I know I’ve said it before, but I’m sorry about driving Maliheh crazy years ago, and I do hope she’ll find it in her heart to one day forgive me if she hasn’t already. And for falsely accusing her of harassing me online.

Boy, California really has been the “state of reunion” for me when I think of all the people I’m back in touch with that I never thought I would be – my parents, my sister, Andy, Maliheh, Rosa, Eileen… anyone else I’m forgetting? Yeah, probably. But that’s ok.

Anyway, my period’s due Monday so I’m dragging real bad here. Not even two cups of caffeinated coffee have perked me up.

Later…

“First we lose 10 acres and a brand new 2100-square-foot house in the desert, and now we lose 2.5 acres and a chance to build our own home in the woods!” I sobbed miserably as I pelted the flimsy metal shed with the biggest rocks I could toss.

“Sweetie,” said Tom, “why are you destroying things?”

I turned to him incredulously. “Do you really want someone to get what was supposed to be ours?! What we paid for?!”

“Jodi, it’s 2004. I promise you we’ll do it right next time and within a decade. There’s a home for us. There really is. Three times the charm.”

“Oh, fuck that fucking bullshit, Tom!”

More rocks went flying. Sheets of metal came tumbling down. The sound was deafening.

“Don’t hit the truck. It’s all we’ve got left.”

“I’m nowhere near the truck, and I don’t need any reminders that despite all our hard work and the money we lost that all we have left is a piece of shit of a truck, a few personal possessions, and a dumpy old motel room to return to. In the city. In the fucking city we’ll never escape!

A rush of movement somewhere in the stand of ponderosa pines behind us made us turn and glance in that direction.

“Not bears, I hope,” said Tom. “Wouldn’t want to be their dinner.”

“Ooh, lions and tigers and bears, oh my! Actually, they’d be doing me a favor by turning me into their dinner. What better purpose do I have in this fucked up world anyway, but to lose one thing after another and suffer one heartache after another? Hey, Jason, you out there?!” I turned to shout into the woods at the side of the clearing we stood in. “Michael Myers?! Come and get me! I have nothing to live for. I’m just a fucking loser destined to fuck up and lose all her life.”

“Sweetie, come on.”

“Where? Back to a cold, dingy motel room? Sorry, sir, but I’m in no hurry.”

I swooped down for more rocks that lay between the scattered patches of snow and started battering old “Gertrude,” the name I picked out for our old, ugly RV. I thought that an ugly RV deserved an ugly name.

“The rats will take it over before anyone comes up here, finds it, and considers taking it, not that I expect they would since they didn’t take the nicer one someone else abandoned on the parcel adjacent to us.”

I pushed over our clothesline and stomped on it.

“Come on, part of this was our fault for buying the land sight unseen.

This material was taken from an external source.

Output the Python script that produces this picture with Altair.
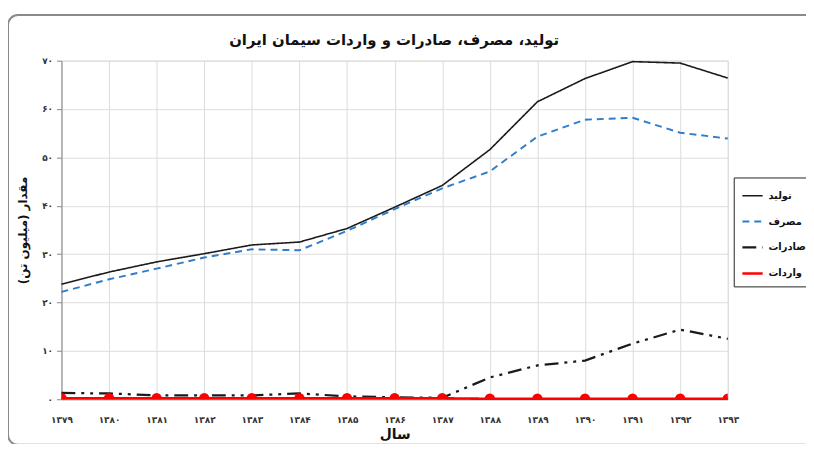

If we’d checked it out first, then maybe we’d have realized we’d be on a volcanic mountain that’s way too rocky to build on. You saw me try to start digging for the septic. There’s just no way. Not even with an ice pick and all the other tools I used.”

I collapsed onto an old tree stump of a dead tree the forest rangers had long since sawed away in hopes of preventing forest fires and burst into tears. “Why?” I cried. “Why does God hate us so much? What have we done?”

My husband was at a loss for words that chilly autumn day, back in Oregon. And so was I other than to continually ask why.

Just another PMS-induced memory, I guess, of some of the sad times in our lives. wipes tears from cheeks

Well, I can’t swear to it, but I see a little light spot in the satellite image I’m checking out. I think that’s our little RV, ugly, old Gert, still sitting up there and probably home to the local rats. This was where we were going to live until we built our two-story dome house. It was supposed to be about 1600 square feet. I would have hated the cold and snow at 5300’ in elevation, but it was still another dream lost, and oh - I’m just crying too hard to go on right now.